Paris is set to implement a unique ban on rented e-scooters this week, a move distinct in Europe.
Lime, Dott, and Tier, the three licensed e-scooter operators in Paris, will comply with the ban by removing their fleets by September 1, replacing them with expanding e-bike offerings ahead of the 2024 Olympics. The three companies together possess approximately 15,000 e-scooters in the city.
In April, a referendum offered Parisians two choices: to support or oppose rental scooters. Although only 7% of eligible voters participated, the outcome was resounding, with 90% voting against e-scooters.
The operators highlighted the limited voter turnout and stressed that the ban would isolate Paris from other eco-conscious cities that embrace these modes of transportation. Notably, private e-scooter rules remain unaffected.

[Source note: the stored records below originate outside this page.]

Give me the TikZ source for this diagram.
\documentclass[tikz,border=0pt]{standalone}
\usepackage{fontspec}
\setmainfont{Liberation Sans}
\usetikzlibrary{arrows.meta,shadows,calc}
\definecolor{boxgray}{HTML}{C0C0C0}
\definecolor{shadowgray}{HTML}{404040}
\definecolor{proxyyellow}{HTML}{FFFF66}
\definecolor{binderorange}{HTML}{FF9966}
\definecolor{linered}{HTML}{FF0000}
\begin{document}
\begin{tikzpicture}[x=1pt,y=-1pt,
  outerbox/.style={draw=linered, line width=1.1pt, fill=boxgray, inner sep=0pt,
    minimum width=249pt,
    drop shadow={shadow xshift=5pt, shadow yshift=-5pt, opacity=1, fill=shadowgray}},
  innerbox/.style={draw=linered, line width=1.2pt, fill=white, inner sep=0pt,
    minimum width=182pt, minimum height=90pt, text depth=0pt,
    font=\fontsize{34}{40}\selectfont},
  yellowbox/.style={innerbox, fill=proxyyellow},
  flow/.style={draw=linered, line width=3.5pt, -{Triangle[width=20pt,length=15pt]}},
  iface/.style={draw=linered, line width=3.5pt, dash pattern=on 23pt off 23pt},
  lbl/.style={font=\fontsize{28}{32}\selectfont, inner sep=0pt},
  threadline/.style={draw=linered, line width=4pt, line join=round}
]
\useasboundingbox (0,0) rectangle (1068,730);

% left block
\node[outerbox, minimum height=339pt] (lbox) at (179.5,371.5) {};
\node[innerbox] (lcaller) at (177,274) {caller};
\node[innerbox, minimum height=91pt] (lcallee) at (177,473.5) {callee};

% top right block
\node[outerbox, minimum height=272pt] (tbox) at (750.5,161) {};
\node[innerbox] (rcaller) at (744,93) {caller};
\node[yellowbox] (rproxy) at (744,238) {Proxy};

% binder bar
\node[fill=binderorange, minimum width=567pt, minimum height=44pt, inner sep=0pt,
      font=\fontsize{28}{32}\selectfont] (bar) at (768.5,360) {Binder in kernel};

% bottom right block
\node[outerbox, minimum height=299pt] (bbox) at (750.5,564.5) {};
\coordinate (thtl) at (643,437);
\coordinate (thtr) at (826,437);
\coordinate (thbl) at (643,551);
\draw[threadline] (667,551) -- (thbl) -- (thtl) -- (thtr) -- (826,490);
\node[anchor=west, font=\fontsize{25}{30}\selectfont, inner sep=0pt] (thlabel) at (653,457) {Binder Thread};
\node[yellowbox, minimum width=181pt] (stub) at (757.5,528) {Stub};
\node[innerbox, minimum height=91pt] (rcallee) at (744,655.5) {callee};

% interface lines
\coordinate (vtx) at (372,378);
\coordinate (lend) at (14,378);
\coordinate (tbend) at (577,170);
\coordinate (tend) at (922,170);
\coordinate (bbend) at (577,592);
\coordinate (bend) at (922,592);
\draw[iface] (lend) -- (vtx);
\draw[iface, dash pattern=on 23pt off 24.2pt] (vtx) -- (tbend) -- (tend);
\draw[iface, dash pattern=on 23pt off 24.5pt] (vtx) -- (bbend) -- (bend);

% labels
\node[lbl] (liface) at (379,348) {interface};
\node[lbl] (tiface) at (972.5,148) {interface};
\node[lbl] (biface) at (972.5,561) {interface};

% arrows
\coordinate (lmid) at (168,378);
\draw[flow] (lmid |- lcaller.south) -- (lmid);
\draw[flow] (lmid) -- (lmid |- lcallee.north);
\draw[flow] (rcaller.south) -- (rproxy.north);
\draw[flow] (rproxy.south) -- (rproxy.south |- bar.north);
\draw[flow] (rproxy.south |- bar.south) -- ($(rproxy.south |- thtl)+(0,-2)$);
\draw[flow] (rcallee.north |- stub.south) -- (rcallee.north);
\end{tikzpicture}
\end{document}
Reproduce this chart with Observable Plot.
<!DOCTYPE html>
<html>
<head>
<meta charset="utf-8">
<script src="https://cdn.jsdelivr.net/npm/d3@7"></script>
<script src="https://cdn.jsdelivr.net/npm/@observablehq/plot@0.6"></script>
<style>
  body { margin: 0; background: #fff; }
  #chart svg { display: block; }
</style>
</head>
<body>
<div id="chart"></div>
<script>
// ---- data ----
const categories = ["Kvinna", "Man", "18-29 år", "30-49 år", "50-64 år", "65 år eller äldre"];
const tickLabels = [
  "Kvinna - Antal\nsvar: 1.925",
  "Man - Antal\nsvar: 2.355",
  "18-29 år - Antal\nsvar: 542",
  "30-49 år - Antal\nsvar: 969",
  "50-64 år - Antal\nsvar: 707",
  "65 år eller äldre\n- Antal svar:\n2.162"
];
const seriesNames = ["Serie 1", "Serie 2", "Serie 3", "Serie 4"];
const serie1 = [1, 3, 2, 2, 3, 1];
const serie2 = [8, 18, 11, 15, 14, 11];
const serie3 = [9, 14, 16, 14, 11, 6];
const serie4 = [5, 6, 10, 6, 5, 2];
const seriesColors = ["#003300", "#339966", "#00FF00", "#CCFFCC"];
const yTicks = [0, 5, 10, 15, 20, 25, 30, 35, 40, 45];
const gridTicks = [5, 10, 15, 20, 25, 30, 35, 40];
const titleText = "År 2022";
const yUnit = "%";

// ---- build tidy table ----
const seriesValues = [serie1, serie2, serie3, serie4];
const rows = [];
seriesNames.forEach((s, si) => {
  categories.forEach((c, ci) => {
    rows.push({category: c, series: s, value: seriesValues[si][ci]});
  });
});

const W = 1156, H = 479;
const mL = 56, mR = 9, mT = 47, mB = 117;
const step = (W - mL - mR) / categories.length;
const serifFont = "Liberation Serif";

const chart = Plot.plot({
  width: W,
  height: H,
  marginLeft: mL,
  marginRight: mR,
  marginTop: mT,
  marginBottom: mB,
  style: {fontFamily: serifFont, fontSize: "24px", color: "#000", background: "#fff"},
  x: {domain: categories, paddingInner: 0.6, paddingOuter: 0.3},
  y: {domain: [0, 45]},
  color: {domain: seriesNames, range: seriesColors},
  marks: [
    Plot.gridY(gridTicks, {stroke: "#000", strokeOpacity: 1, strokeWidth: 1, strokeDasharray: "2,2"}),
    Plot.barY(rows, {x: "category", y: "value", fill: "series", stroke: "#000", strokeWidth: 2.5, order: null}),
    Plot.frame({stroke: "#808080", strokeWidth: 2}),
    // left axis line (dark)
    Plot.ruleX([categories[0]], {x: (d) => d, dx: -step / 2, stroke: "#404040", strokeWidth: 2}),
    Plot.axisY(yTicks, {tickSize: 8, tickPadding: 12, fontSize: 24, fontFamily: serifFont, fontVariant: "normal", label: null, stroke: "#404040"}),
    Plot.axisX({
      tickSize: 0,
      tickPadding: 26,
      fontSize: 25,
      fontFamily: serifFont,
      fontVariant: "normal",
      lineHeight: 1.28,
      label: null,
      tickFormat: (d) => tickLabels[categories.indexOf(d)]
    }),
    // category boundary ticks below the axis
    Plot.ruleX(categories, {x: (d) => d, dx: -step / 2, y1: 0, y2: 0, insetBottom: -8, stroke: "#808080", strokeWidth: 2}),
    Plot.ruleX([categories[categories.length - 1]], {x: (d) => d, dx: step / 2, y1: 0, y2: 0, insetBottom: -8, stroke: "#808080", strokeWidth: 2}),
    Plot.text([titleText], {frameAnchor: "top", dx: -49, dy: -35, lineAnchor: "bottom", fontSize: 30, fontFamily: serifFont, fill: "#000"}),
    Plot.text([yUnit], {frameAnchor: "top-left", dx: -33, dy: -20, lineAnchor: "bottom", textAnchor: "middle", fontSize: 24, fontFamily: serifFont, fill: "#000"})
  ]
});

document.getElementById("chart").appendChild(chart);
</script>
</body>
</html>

The debate over e-scooters’ role in urban mobility continues globally. While some cities, like Madrid and Copenhagen, have embraced e-scooter rentals with conditions, others have implemented limitations such as speed caps and designated parking zones.
Outright bans, once adopted, are relatively rare among previously welcoming cities. For instance, shared e-scooters persist in other French cities such as Marseille and Lyon. Similarly, most e-scooters are not permitted on Dutch roads, and ride-sharing companies have not entered that market.